Once your primed pieces have dried thoroughly, you can then apply your paint. Painting the pieces, prior to assembly, is far easier and allows for further touch-ups, down the road. For this, it is advised to have a pair of tweezers handy, since some of the parts are so tiny that it is difficult to paint them while holding them in your fingers. Additionally, using tweezers will allow you to grip most of the parts without having to worry about fingerprints in your paint job.

As with priming, use light coats of paint rather than "╦ťglopping' it on the model parts. Allow coats to dry thoroughly, prior to adding another coat and take your time; a good paint job is as important as a well-assembled model. Acrylic paint is most commonly used for plastic models and adding a small amount of paint thinner, prior to application, will help to spread your paint more evenly, if it seems too thick. For best results, paint all of your parts according to color (i.e.: paint all red pieces first, then all silver, all black, etc.).

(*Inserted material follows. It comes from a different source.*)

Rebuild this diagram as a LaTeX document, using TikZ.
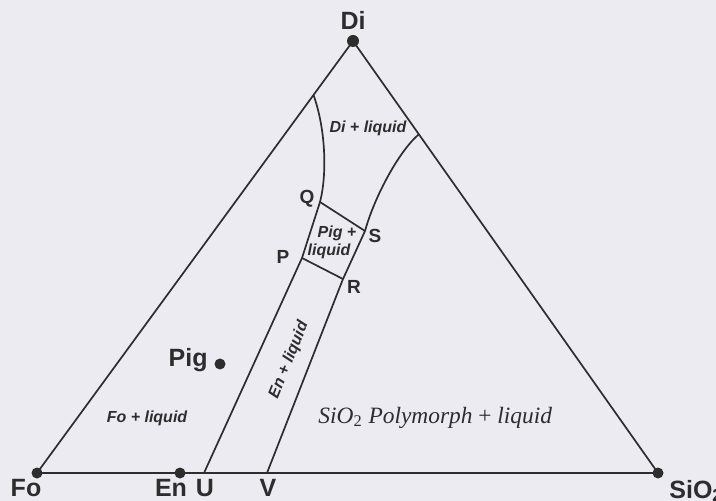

When all of your parts are completely painted and thoroughly dried, it's time to start assembling your model. Most model glues come in either a squeezable tube or a small bottle, but anyone who has used these will attest to the fact that they can quickly make a mess of your model. Not only do these adhesives drip or ooze all over, but they are fast-drying and can live long stringy strands when you pull the applicator away. In order to prevent this, it is always a good idea to squeeze a small amount of glue out onto a piece of cardboard or paper, and then apply using either toothpicks or a delicate brush (Don't use one of your painting brushes, however, as the glue will make them unsuitable for painting).

Models take little more than a thin line of glue at the seams, in order to assemble them. Be careful not to get excess glue on the outside of the model, and quickly wipe up any that oozes out of the cracks, when you put two pieces together. The faster you clean this off, the easier it will be to do any little paint touch-ups that you need to finish. It is also good to keep a couple of props around, allowing you to rest the model pieces against them loosely, so that they can dry in form.

Some people choose to lightly airbrush over their models or to spray them with either a gloss or matte finishing spray. Again, as with any aerosol, this should be done in a well-ventilated area. Decals may be applied after this but be sure to keep those tweezers handy, to avoid clumsy fingers from wrinkling or tearing the decals.

Once this is done, there is nothing more left to do, than stand back and admire your patience, dedication and creativity. Placing your finished model in a safe place, the wheels should be braced, so that it doesn't roll, and it should be put well out of reach of children and pets. Before you know it, it's on to the next model. You're ready for another challenge.